[BEGIN RECORDED INFORMATION]

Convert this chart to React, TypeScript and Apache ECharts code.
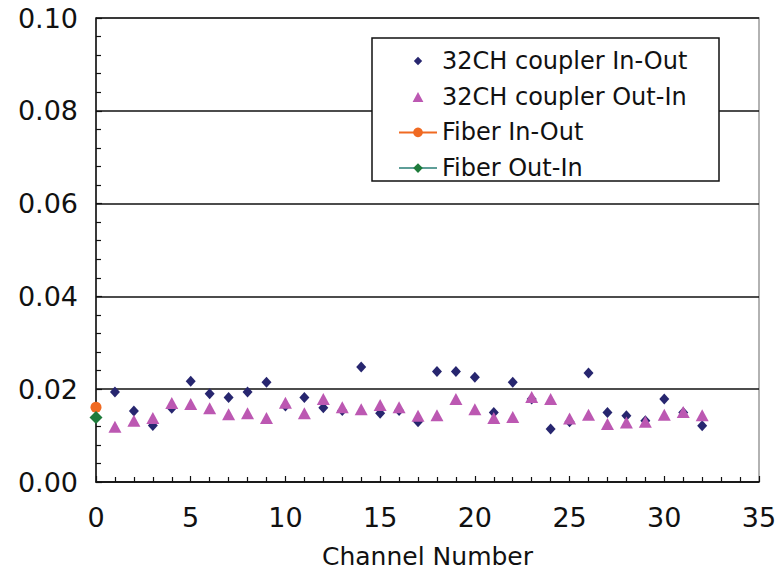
import React, { useEffect, useRef } from "react";
import * as echarts from "echarts";

const channels = [1, 2, 3, 4, 5, 6, 7, 8, 9, 10, 11, 12, 13, 14, 15, 16, 17, 18, 19, 20, 21, 22, 23, 24, 25, 26, 27, 28, 29, 30, 31, 32];
const couplerInOut = [0.0194, 0.0153, 0.0122, 0.0159, 0.0217, 0.019, 0.0182, 0.0194, 0.0215, 0.0164, 0.0182, 0.016, 0.0154, 0.0248, 0.0148, 0.0154, 0.013, 0.0238, 0.0238, 0.0226, 0.015, 0.0215, 0.0179, 0.0114, 0.013, 0.0235, 0.015, 0.0143, 0.0132, 0.0179, 0.015, 0.0121];
const couplerOutIn = [0.0119, 0.0132, 0.0138, 0.017, 0.0168, 0.0159, 0.0146, 0.0148, 0.0138, 0.0171, 0.0148, 0.0179, 0.0161, 0.0157, 0.0166, 0.0161, 0.0143, 0.0144, 0.0179, 0.0157, 0.0138, 0.014, 0.0183, 0.0179, 0.0137, 0.0145, 0.0125, 0.0128, 0.013, 0.0145, 0.0151, 0.0144];
const fiberChannel = [0];
const fiberInOut = [0.0161];
const fiberOutIn = [0.0139];
const seriesNames = ["32CH coupler In-Out", "32CH coupler Out-In", "Fiber In-Out", "Fiber Out-In"];

export default function App() {
  const ref = useRef<HTMLDivElement>(null);
  useEffect(() => {
    if (!ref.current) return;
    const chart = echarts.init(ref.current, undefined, { renderer: "svg" });
    const font = "DejaVu Sans";
    chart.setOption({
      animation: false,
      backgroundColor: "#ffffff",
      textStyle: { fontFamily: font },
      grid: { left: 96, top: 18, right: 24, bottom: 97, show: true, borderColor: "#9a9a9a", borderWidth: 1.5, containLabel: false },
      xAxis: {
        type: "value",
        min: 0,
        max: 35,
        interval: 5,
        name: "Channel Number",
        nameLocation: "middle",
        nameGap: 62,
        nameTextStyle: { fontSize: 25, color: "#111", fontFamily: font },
        axisLine: { show: true, lineStyle: { color: "#111", width: 1.5 } },
        axisTick: { show: true, inside: true, length: 6, lineStyle: { color: "#111", width: 1.2 } },
        minorTick: { show: true, splitNumber: 5, length: 5, lineStyle: { color: "#111", width: 1.2 } },
        axisLabel: { fontSize: 27, color: "#111", margin: 22, fontFamily: font },
        splitLine: { show: false },
      },
      yAxis: {
        type: "value",
        min: 0,
        max: 0.1,
        interval: 0.02,
        axisLine: { show: true, lineStyle: { color: "#111", width: 1.5 } },
        axisTick: { show: true, inside: true, length: 6, lineStyle: { color: "#111", width: 1.2 } },
        minorTick: { show: true, splitNumber: 5, length: 5, lineStyle: { color: "#111", width: 1.2 } },
        axisLabel: { fontSize: 27, color: "#111", margin: 18, fontFamily: font, formatter: (v: number) => v.toFixed(2) },
        splitLine: { show: true, lineStyle: { color: "#111", width: 1.5 } },
      },
      legend: {
        orient: "vertical",
        left: 398,
        top: 49,
        padding: 0,
        itemWidth: 38,
        itemHeight: 12,
        itemGap: 11.7,
        symbolKeepAspect: true,
        textStyle: { fontSize: 24, color: "#111", fontFamily: font, lineHeight: 24 },
        data: [
          { name: seriesNames[0], icon: "path://M0 0M4.5 1.5L8 5L4.5 8.5L1 5ZM9 10" },
          { name: seriesNames[1], icon: "path://M0 0M5 1L9.5 9.5L0.5 9.5ZM10 10" },
          { name: seriesNames[2] },
          { name: seriesNames[3] },
        ],
        z: 10,
      },
      graphic: [
        {
          type: "rect",
          z: 5,
          shape: { x: 372, y: 38, width: 347, height: 143 },
          style: { fill: "#ffffff", stroke: "#111", lineWidth: 1.5 },
        },
      ],
      series: [
        {
          name: seriesNames[0],
          type: "scatter",
          symbol: "diamond",
          symbolSize: [10, 11],
          itemStyle: { color: "#27266F", opacity: 1 },
          data: channels.map((c, i) => [c, couplerInOut[i]]),
          z: 2,
        },
        {
          name: seriesNames[1],
          type: "scatter",
          symbol: "triangle",
          symbolSize: [13, 12],
          itemStyle: { color: "#BC58B2", opacity: 1 },
          data: channels.map((c, i) => [c, couplerOutIn[i]]),
          z: 3,
        },
        {
          name: seriesNames[2],
          type: "line",
          symbol: "circle",
          symbolSize: 11,
          clip: false,
          itemStyle: { color: "#F06A22" },
          lineStyle: { color: "#F06A22", width: 2 },
          data: fiberChannel.map((c, i) => [c, fiberInOut[i]]),
          z: 4,
        },
        {
          name: seriesNames[3],
          type: "line",
          symbol: "diamond",
          symbolSize: 13,
          clip: false,
          itemStyle: { color: "#1E7B3B" },
          lineStyle: { color: "#5E9E98", width: 2 },
          data: fiberChannel.map((c, i) => [c, fiberOutIn[i]]),
          z: 5,
        },
      ],
    });
    return () => chart.dispose();
  }, []);
  return <div ref={ref} style={{ position: "fixed", left: 0, top: 0, width: 783, height: 579 }} />;
}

[END RECORDED INFORMATION]

◆ WHAT IS EXPECTED
Starting at the first line of the material, output exactly the lines up to and including the one with "import * as". Do not include the pictures.

◆ SOLUTION FOR THIS PROBLEM
Convert this chart to React, TypeScript and Apache ECharts code.
import React, { useEffect, useRef } from "react";
import * as echarts from "echarts";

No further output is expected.